Set exercise ::
Copy everything in the listing below word for word, apart from any images.
>> Begin
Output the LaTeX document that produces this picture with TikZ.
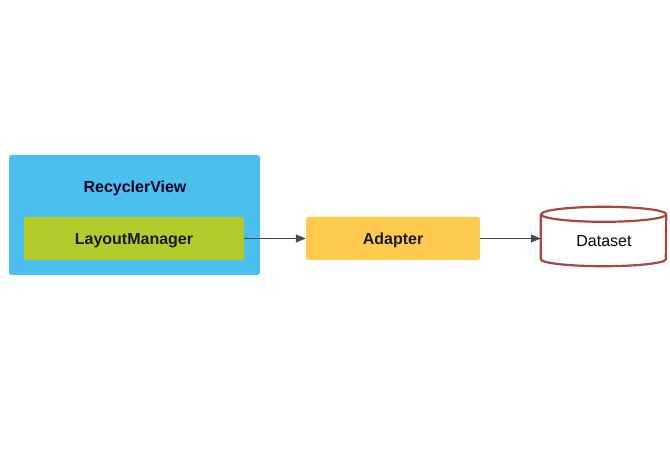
\documentclass[tikz,border=0pt]{standalone}
\usepackage{fontspec}
\setmainfont{Liberation Sans}
\usetikzlibrary{arrows.meta}
\definecolor{rvblue}{HTML}{4BC0EE}
\definecolor{lmgreen}{HTML}{B3CB2B}
\definecolor{adyellow}{HTML}{FFCB4F}
\definecolor{dsred}{HTML}{A8473F}
\definecolor{arrowgrey}{HTML}{4A4A4A}
\tikzset{
  lbl/.style={font=\fontsize{16}{18}\selectfont, text height=0.72em+5pt, text depth=0pt},
  box/.style={rectangle, rounded corners=2.5pt, inner sep=0pt, lbl, font=\bfseries\fontsize{16}{18}\selectfont, text=black!90},
  conn/.style={draw=arrowgrey, line width=1.1pt, -{Triangle[length=10pt,width=8pt]}},
}
\begin{document}
\begin{tikzpicture}[x=1pt,y=1pt]
\useasboundingbox[fill=white] (0,0) rectangle (670,450);
\node[box, fill=rvblue, minimum width=251pt, minimum height=120pt] (rv) at (134.5,235) {};
\node[lbl, font=\bfseries\fontsize{16}{18}\selectfont, text=black!85!blue] (rvlabel) at (135,264) {RecyclerView};
\node[box, fill=lmgreen, minimum width=220pt, minimum height=43pt] (lm) at (134,211.5) {LayoutManager};
\node[box, fill=adyellow, minimum width=174pt, minimum height=43pt] (ad) at (393,211.5) {Adapter};
\node[rectangle, inner sep=0pt, minimum width=125pt, minimum height=59pt] (ds) at (603.5,213.5) {};
\draw[draw=dsred, line width=2.2pt, fill=white]
  ([yshift=-7.5pt]ds.north west) -- ([yshift=7pt]ds.south west)
  arc[start angle=180, end angle=360, x radius=62.5pt, y radius=7pt]
  -- ([yshift=-7.5pt]ds.north east)
  arc[start angle=0, end angle=360, x radius=62.5pt, y radius=7.5pt];
\node[lbl] (dslabel) at (604,210) {Dataset};
\draw[conn] (lm.east) -- (ad.west);
\draw[conn] (ad.east) -- (ad.east -| ds.west);
\end{tikzpicture}
\end{document}
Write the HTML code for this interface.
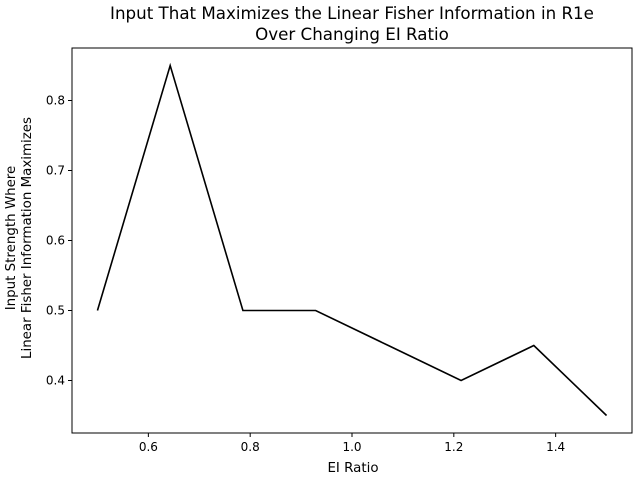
<!DOCTYPE html>
<html><head><meta charset="utf-8"><style>body{margin:0;background:#fff}svg{display:block;font-family:"DejaVu Sans","Liberation Sans",sans-serif}</style></head>
<body>
<svg id="chart" width="640" height="480">
<rect width="640" height="480" fill="#fff"/>
<text x="352" y="19" font-size="16.7" text-anchor="middle">Input That Maximizes the Linear Fisher Information in R1e</text>
<text x="352" y="40" font-size="16.7" text-anchor="middle">Over Changing EI Ratio</text>
<text x="353" y="472" font-size="13.4" text-anchor="middle">EI Ratio</text>
<text transform="translate(15,238) rotate(-90)" font-size="13.4" text-anchor="middle"><tspan x="0" y="0">Input Strength Where</tspan><tspan x="0" y="16">Linear Fisher Information Maximizes</tspan></text>
<g id="ticks"></g>
<path id="series" fill="none" stroke="#000" stroke-width="1.6"/>
<rect x="72" y="48" width="560" height="385" fill="none" stroke="#000" stroke-width="1"/>
</svg>
<script>
const xValues=[0.5,0.642857,0.785714,0.928571,1.071429,1.214286,1.357143,1.5];
const yValues=[0.5,0.85,0.5,0.5,0.45,0.4,0.45,0.35];
const xTicks=[0.6,0.8,1.0,1.2,1.4];
const yTicks=[0.4,0.5,0.6,0.7,0.8];
const xTickLabels=["0.6","0.8","1.0","1.2","1.4"];
const yTickLabels=["0.4","0.5","0.6","0.7","0.8"];
const L=72,R=632,T=48,B=433;
const xmin=0.45,xmax=1.55,ymin=0.325,ymax=0.875;
const sx=v=>L+(v-xmin)/(xmax-xmin)*(R-L);
const sy=v=>B-(v-ymin)/(ymax-ymin)*(B-T);
const NS="http://www.w3.org/2000/svg";
const g=document.getElementById('ticks');
function mk(t,a){const e=document.createElementNS(NS,t);for(const k in a)e.setAttribute(k,a[k]);g.appendChild(e);return e;}
xTicks.forEach((v,i)=>{
 const l=mk('line',{x1:sx(v),x2:sx(v),y1:B,y2:B+4,stroke:'#000'});
 
 
 const t=mk('text',{x:sx(v),y:B+18,'font-size':12,'text-anchor':'middle'});
 t.textContent=xTickLabels[i];
 
 
});
yTicks.forEach((v,i)=>{
 const l=mk('line',{x1:L-4,x2:L,y1:sy(v),y2:sy(v),stroke:'#000'});
 
 
 const t=mk('text',{x:L-7,y:sy(v)+4,'font-size':12,'text-anchor':'end'});
 t.textContent=yTickLabels[i];
 
 
});
document.getElementById('series').setAttribute('d',xValues.map((x,i)=>(i?'L':'M')+sx(x)+','+sy(yValues[i])).join(''));
</script>
</body></html>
>> End
Answer to the exercise ::
Output the LaTeX document that produces this picture with TikZ.
\documentclass[tikz,border=0pt]{standalone}
\usepackage{fontspec}
\setmainfont{Liberation Sans}
\usetikzlibrary{arrows.meta}
\definecolor{rvblue}{HTML}{4BC0EE}
\definecolor{lmgreen}{HTML}{B3CB2B}
\definecolor{adyellow}{HTML}{FFCB4F}
\definecolor{dsred}{HTML}{A8473F}
\definecolor{arrowgrey}{HTML}{4A4A4A}
\tikzset{
  lbl/.style={font=\fontsize{16}{18}\selectfont, text height=0.72em+5pt, text depth=0pt},
  box/.style={rectangle, rounded corners=2.5pt, inner sep=0pt, lbl, font=\bfseries\fontsize{16}{18}\selectfont, text=black!90},
  conn/.style={draw=arrowgrey, line width=1.1pt, -{Triangle[length=10pt,width=8pt]}},
}
\begin{document}
\begin{tikzpicture}[x=1pt,y=1pt]
\useasboundingbox[fill=white] (0,0) rectangle (670,450);
\node[box, fill=rvblue, minimum width=251pt, minimum height=120pt] (rv) at (134.5,235) {};
\node[lbl, font=\bfseries\fontsize{16}{18}\selectfont, text=black!85!blue] (rvlabel) at (135,264) {RecyclerView};
\node[box, fill=lmgreen, minimum width=220pt, minimum height=43pt] (lm) at (134,211.5) {LayoutManager};
\node[box, fill=adyellow, minimum width=174pt, minimum height=43pt] (ad) at (393,211.5) {Adapter};
\node[rectangle, inner sep=0pt, minimum width=125pt, minimum height=59pt] (ds) at (603.5,213.5) {};
\draw[draw=dsred, line width=2.2pt, fill=white]
  ([yshift=-7.5pt]ds.north west) -- ([yshift=7pt]ds.south west)
  arc[start angle=180, end angle=360, x radius=62.5pt, y radius=7pt]
  -- ([yshift=-7.5pt]ds.north east)
  arc[start angle=0, end angle=360, x radius=62.5pt, y radius=7.5pt];
\node[lbl] (dslabel) at (604,210) {Dataset};
\draw[conn] (lm.east) -- (ad.west);
\draw[conn] (ad.east) -- (ad.east -| ds.west);
\end{tikzpicture}
\end{document}
Write the HTML code for this interface.
<!DOCTYPE html>
<html><head><meta charset="utf-8"><style>body{margin:0;background:#fff}svg{display:block;font-family:"DejaVu Sans","Liberation Sans",sans-serif}</style></head>
<body>
<svg id="chart" width="640" height="480">
<rect width="640" height="480" fill="#fff"/>
<text x="352" y="19" font-size="16.7" text-anchor="middle">Input That Maximizes the Linear Fisher Information in R1e</text>
<text x="352" y="40" font-size="16.7" text-anchor="middle">Over Changing EI Ratio</text>
<text x="353" y="472" font-size="13.4" text-anchor="middle">EI Ratio</text>
<text transform="translate(15,238) rotate(-90)" font-size="13.4" text-anchor="middle"><tspan x="0" y="0">Input Strength Where</tspan><tspan x="0" y="16">Linear Fisher Information Maximizes</tspan></text>
<g id="ticks"></g>
<path id="series" fill="none" stroke="#000" stroke-width="1.6"/>
<rect x="72" y="48" width="560" height="385" fill="none" stroke="#000" stroke-width="1"/>
</svg>
<script>
const xValues=[0.5,0.642857,0.785714,0.928571,1.071429,1.214286,1.357143,1.5];
const yValues=[0.5,0.85,0.5,0.5,0.45,0.4,0.45,0.35];
const xTicks=[0.6,0.8,1.0,1.2,1.4];
const yTicks=[0.4,0.5,0.6,0.7,0.8];
const xTickLabels=["0.6","0.8","1.0","1.2","1.4"];
const yTickLabels=["0.4","0.5","0.6","0.7","0.8"];
const L=72,R=632,T=48,B=433;
const xmin=0.45,xmax=1.55,ymin=0.325,ymax=0.875;
const sx=v=>L+(v-xmin)/(xmax-xmin)*(R-L);
const sy=v=>B-(v-ymin)/(ymax-ymin)*(B-T);
const NS="http://www.w3.org/2000/svg";
const g=document.getElementById('ticks');
function mk(t,a){const e=document.createElementNS(NS,t);for(const k in a)e.setAttribute(k,a[k]);g.appendChild(e);return e;}
xTicks.forEach((v,i)=>{
 const l=mk('line',{x1:sx(v),x2:sx(v),y1:B,y2:B+4,stroke:'#000'});
 
 
 const t=mk('text',{x:sx(v),y:B+18,'font-size':12,'text-anchor':'middle'});
 t.textContent=xTickLabels[i];
 
 
});
yTicks.forEach((v,i)=>{
 const l=mk('line',{x1:L-4,x2:L,y1:sy(v),y2:sy(v),stroke:'#000'});
 
 
 const t=mk('text',{x:L-7,y:sy(v)+4,'font-size':12,'text-anchor':'end'});
 t.textContent=yTickLabels[i];
 
 
});
document.getElementById('series').setAttribute('d',xValues.map((x,i)=>(i?'L':'M')+sx(x)+','+sy(yValues[i])).join(''));
</script>
</body></html>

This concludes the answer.